(DATA PROVIDED)
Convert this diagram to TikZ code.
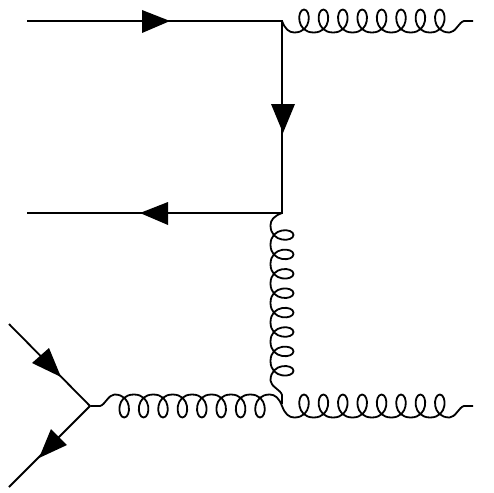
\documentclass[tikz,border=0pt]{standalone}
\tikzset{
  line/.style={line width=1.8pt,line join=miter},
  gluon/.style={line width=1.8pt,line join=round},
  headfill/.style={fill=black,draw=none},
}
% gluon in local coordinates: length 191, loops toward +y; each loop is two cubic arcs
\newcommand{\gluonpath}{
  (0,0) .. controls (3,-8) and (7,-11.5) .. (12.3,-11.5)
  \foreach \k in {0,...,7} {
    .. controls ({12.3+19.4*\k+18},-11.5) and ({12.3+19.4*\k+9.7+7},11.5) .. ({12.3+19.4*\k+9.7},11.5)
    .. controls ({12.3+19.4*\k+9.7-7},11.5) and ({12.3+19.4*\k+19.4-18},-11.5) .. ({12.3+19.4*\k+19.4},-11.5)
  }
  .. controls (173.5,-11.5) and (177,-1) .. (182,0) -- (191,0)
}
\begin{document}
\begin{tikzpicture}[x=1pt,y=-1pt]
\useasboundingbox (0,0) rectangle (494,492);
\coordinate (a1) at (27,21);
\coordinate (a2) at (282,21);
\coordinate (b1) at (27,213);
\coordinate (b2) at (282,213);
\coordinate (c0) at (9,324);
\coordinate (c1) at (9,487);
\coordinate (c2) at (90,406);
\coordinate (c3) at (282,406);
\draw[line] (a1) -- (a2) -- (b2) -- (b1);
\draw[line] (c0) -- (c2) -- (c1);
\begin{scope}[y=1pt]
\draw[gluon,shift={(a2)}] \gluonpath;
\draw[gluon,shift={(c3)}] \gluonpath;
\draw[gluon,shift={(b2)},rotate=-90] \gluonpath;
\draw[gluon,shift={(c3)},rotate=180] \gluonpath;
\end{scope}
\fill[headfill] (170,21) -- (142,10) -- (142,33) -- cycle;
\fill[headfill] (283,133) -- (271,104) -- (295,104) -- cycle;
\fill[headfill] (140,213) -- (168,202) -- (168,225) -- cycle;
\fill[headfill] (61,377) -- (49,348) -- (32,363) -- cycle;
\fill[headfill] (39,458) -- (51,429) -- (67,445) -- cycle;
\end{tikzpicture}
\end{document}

(WHAT NEEDS TO BE DONE) Replicate the material above verbatim; images stay out of the copy.

(TASK SOLUTION)
Convert this diagram to TikZ code.
\documentclass[tikz,border=0pt]{standalone}
\tikzset{
  line/.style={line width=1.8pt,line join=miter},
  gluon/.style={line width=1.8pt,line join=round},
  headfill/.style={fill=black,draw=none},
}
% gluon in local coordinates: length 191, loops toward +y; each loop is two cubic arcs
\newcommand{\gluonpath}{
  (0,0) .. controls (3,-8) and (7,-11.5) .. (12.3,-11.5)
  \foreach \k in {0,...,7} {
    .. controls ({12.3+19.4*\k+18},-11.5) and ({12.3+19.4*\k+9.7+7},11.5) .. ({12.3+19.4*\k+9.7},11.5)
    .. controls ({12.3+19.4*\k+9.7-7},11.5) and ({12.3+19.4*\k+19.4-18},-11.5) .. ({12.3+19.4*\k+19.4},-11.5)
  }
  .. controls (173.5,-11.5) and (177,-1) .. (182,0) -- (191,0)
}
\begin{document}
\begin{tikzpicture}[x=1pt,y=-1pt]
\useasboundingbox (0,0) rectangle (494,492);
\coordinate (a1) at (27,21);
\coordinate (a2) at (282,21);
\coordinate (b1) at (27,213);
\coordinate (b2) at (282,213);
\coordinate (c0) at (9,324);
\coordinate (c1) at (9,487);
\coordinate (c2) at (90,406);
\coordinate (c3) at (282,406);
\draw[line] (a1) -- (a2) -- (b2) -- (b1);
\draw[line] (c0) -- (c2) -- (c1);
\begin{scope}[y=1pt]
\draw[gluon,shift={(a2)}] \gluonpath;
\draw[gluon,shift={(c3)}] \gluonpath;
\draw[gluon,shift={(b2)},rotate=-90] \gluonpath;
\draw[gluon,shift={(c3)},rotate=180] \gluonpath;
\end{scope}
\fill[headfill] (170,21) -- (142,10) -- (142,33) -- cycle;
\fill[headfill] (283,133) -- (271,104) -- (295,104) -- cycle;
\fill[headfill] (140,213) -- (168,202) -- (168,225) -- cycle;
\fill[headfill] (61,377) -- (49,348) -- (32,363) -- cycle;
\fill[headfill] (39,458) -- (51,429) -- (67,445) -- cycle;
\end{tikzpicture}
\end{document}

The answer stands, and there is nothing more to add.